When the 113th Congress convenes in January, military veterans will comprise only 19 percent of House and Senate membership.  This continues the downward trend of fewer veterans serving in Congress.

Veterans accounted for 22 percent of the 112th Congress (2011-12), 31 percent of the 107th Congress (2001-02), 40 percent of the 102nd Congress (1991-92), and 77 percent of the 95th Congress (1977-78).

In the 113th Congress, it is reported that 85 of the 435 House members are veterans (down from 91) and 19 of the 100 Senators are veterans (down from 25).  In the 95th Congress (1977-78) 347 members of the House (80 percent) were veterans.  In the 97th Congress (1981-82), 73 Senators (73 percent) were veterans.
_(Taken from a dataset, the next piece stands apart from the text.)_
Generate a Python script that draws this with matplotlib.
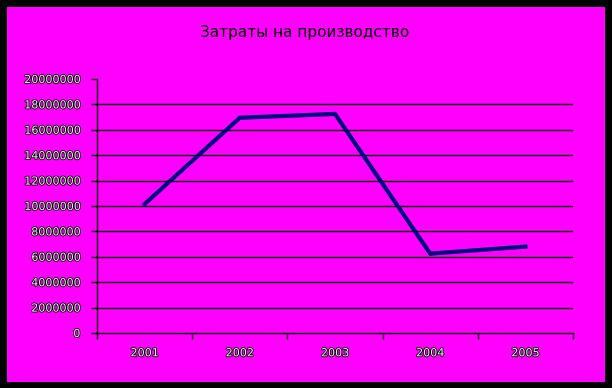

Sixteen new members and senators served in Iraq or Afghanistan, according to Iraq and Afghanistan Veterans of America (IAVA).  Tammy Duckworth (D-IL), who lost both legs when her helicopter was shot down in Iraq, and Tulsi Gabbard (D-HI), who served in Iraq, (both elected to the House) are the first female veterans of the Iraq war to serve in Congress.

The move from a draft to an all-volunteer military, the drop in total military end strength after the end of the cold war, a smaller percentage of the total population serving in the military, and the difficulty in raising money to mount a successful campaign are often cited as reasons for the decline in the number of veterans serving in Congress.  However, there is reason to believe more veterans may serve in future Congresses as increasing numbers of Iraq and Afghanistan veterans seek public office.

The end of the 112th Congress will see the departure of some long-serving Senators who were members of the armed forces.  Sen. Richard Lugar (R-IN), who served six terms, was defeated in a primary race.  Sen. Jeff Bingaman (D-NM)—five terms, Sen. Herb Kohl (D-WI)—three terms, and Daniel Akaka (D-HI)—World War II veteran who served three terms, did not seek reelection. 

Only two World War II veteran Senators will be in the 113th Congress:  Medal of Honor recipient Sen. Dan Inouye (D-HI), whose term ends in 2017, and Sen. Frank Lautenberg (D-NJ), whose term ends in 2015.